- Jul 25, 2024
- 5 minutes
- Yohann Doillon
- Mostafa Ajallooeian
- Jan Słowik
- Hanna Jarlaczyńska
Many businesses face a critical challenge when adopting new technologies: dealing with old, outdated code. This code is often difficult to maintain, and rewriting it in a new technology is usually both time-consuming and resource-intensive. With the advent of Generative AI, old code can now be translated from an outdated language to a more modern and performant one, allowing businesses to migrate code across stacks with minimal resources. In this article, we explore three approaches leveraging generative AI to migrate old SQL queries to Python code, as described in the following video.
Approach #1 - SQL to SPARK SQL
As a first approach, we attempted to migrate SQL code from an Oracle database to SPARK SQL code. The GPT3.5 model, when used with the right prompts, provided good results for simple SQL queries with little human intervention needed. However, it struggled with complex queries, such as recursive common table expressions, and it showed limitations on the length of code it could handle. When implementing the newer GPT4 model, the quality of results improved significantly, but there was still a limitation on the length of code that could be translated.
Approach #2 - SQL to PySpark
In a second attempt, we focused on translating SQL code to PySpark, as Python provides more flexibility in finding solutions. Similarly to the first approach, the model performed well with simple queries, but struggled with more complex ones, again due to limitations on the context length.
It is worth noting that some important considerations remain with such an approach, such as the risk of exceeding the allowed limit, waiting time for model responses, and the cost of usage. Yet, we can expect future releases of large language models to handle longer queries as their context windows increase.
Approach #3 - SQL to PySpark (Divide & Conquer)

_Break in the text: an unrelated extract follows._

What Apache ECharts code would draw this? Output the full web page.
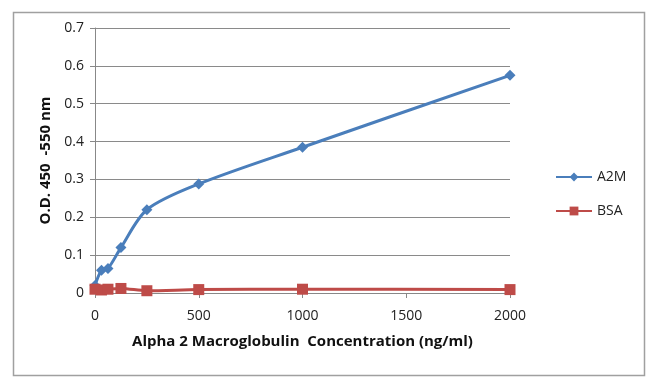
<!DOCTYPE html>
<html>
<head>
<meta charset="utf-8">
<script src="https://cdn.jsdelivr.net/npm/echarts@6/dist/echarts.min.js"></script>
<style>
html,body{margin:0;padding:0;background:#fff;}
#chart{width:650px;height:385px;}
</style>
</head>
<body>
<div id="chart"></div>
<script>
var concentrations = [0, 31.25, 62.5, 125, 250, 500, 1000, 2000];
var a2mValues = [0.02, 0.06, 0.065, 0.12, 0.22, 0.288, 0.385, 0.575];
var bsaValues = [0.01, 0.008, 0.01, 0.012, 0.006, 0.009, 0.01, 0.009];
var seriesNames = ['A2M', 'BSA'];
var xTitle = 'Alpha 2 Macroglobulin  Concentration (ng/ml)';
var yTitle = 'O.D. 450  -550 nm';

function pairs(xs, ys) { return xs.map(function (x, i) { return [x, ys[i]]; }); }

var font = '"Open Sans", "Liberation Sans", sans-serif';
var chart = echarts.init(document.getElementById('chart'), null, {renderer: 'canvas'});
chart.setOption({
  animation: false,
  backgroundColor: '#ffffff',
  textStyle: {fontFamily: font},
  graphic: [{
    type: 'rect', left: 11, top: 10, z: -10,
    shape: {width: 631, height: 363},
    style: {fill: 'none', stroke: '#a0a0a0', lineWidth: 1.5}
  }],
  grid: {left: 95, right: 140, top: 28, bottom: 92},
  legend: {
    orient: 'vertical', left: 550, top: 165, itemGap: 20,
    itemWidth: 36, itemHeight: 11,
    textStyle: {fontSize: 14, color: '#222', fontFamily: font},
    data: seriesNames
  },
  xAxis: {
    type: 'value', min: 0, max: 2000, interval: 500,
    name: xTitle, nameLocation: 'middle', nameGap: 41,
    nameTextStyle: {fontSize: 15, fontWeight: 'bold', color: '#111', fontFamily: font},
    axisLine: {show: true, lineStyle: {color: '#888', width: 1}},
    axisTick: {show: true, length: 5, lineStyle: {color: '#888'}},
    axisLabel: {fontSize: 14, color: '#222', margin: 16, formatter: function (v) { return String(v); }},
    splitLine: {show: false}
  },
  yAxis: {
    type: 'value', min: 0, max: 0.7, interval: 0.1,
    name: yTitle, nameLocation: 'middle', nameGap: 37, nameRotate: 90,
    nameTextStyle: {fontSize: 15, fontWeight: 'bold', color: '#111', fontFamily: font},
    axisLine: {show: true, lineStyle: {color: '#888', width: 1}},
    axisTick: {show: true, length: 5, lineStyle: {color: '#888'}},
    axisLabel: {fontSize: 14, color: '#222', margin: 11},
    splitLine: {show: true, lineStyle: {color: '#8a8a8a', width: 1}}
  },
  series: [{
    name: seriesNames[0], type: 'line', smooth: 0.3,
    data: pairs(concentrations, a2mValues),
    symbol: 'diamond', symbolSize: 11,
    lineStyle: {color: '#4a7ebb', width: 3},
    itemStyle: {color: '#4a7ebb'}
  }, {
    name: seriesNames[1], type: 'line', smooth: 0.3,
    data: pairs(concentrations, bsaValues),
    symbol: 'rect', symbolSize: 11,
    lineStyle: {color: '#be4b48', width: 3},
    itemStyle: {color: '#be4b48'}
  }]
});
</script>
</body>
</html>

In a third attempt, we decided to break down large, complex SQL queries into smaller parts using abstract syntax trees and build larger queries from the partial results. This approach provided greater transparency to the developer, and made it easier to trace and correct errors. It also prompted more strategic business questions, such as questioning the need to maintain a monolithic view built from 3,000 (!) lines of code.
Importantly, this approach was significantly faster because smaller queries could be processed using smaller and faster models. Yet, we were also faced with incorrect query translations due to inconsistent use of aliases in the code, which caused issues with column ambiguity in Spark. The model was able to partially handle this problem, occasionally making minor mistakes that could be fixed with followup prompts focusing on fixing the subquery. Interestingly, asking GPT3.5 several times increased the chances of obtaining a good enough solution compared to waiting for a GPT4 response.
In summary, these different GenAI approaches can provide significant support for developers struggling with the migration of legacy code. The preliminary results are extremely promising, with the resulting code allowing us to reproduce the logic embedded in SQL in a simple way. Besides the technological advancements, we should emphasize the need of having a human in the loop, to cater for the highlighted limitations, especially for the most complex queries.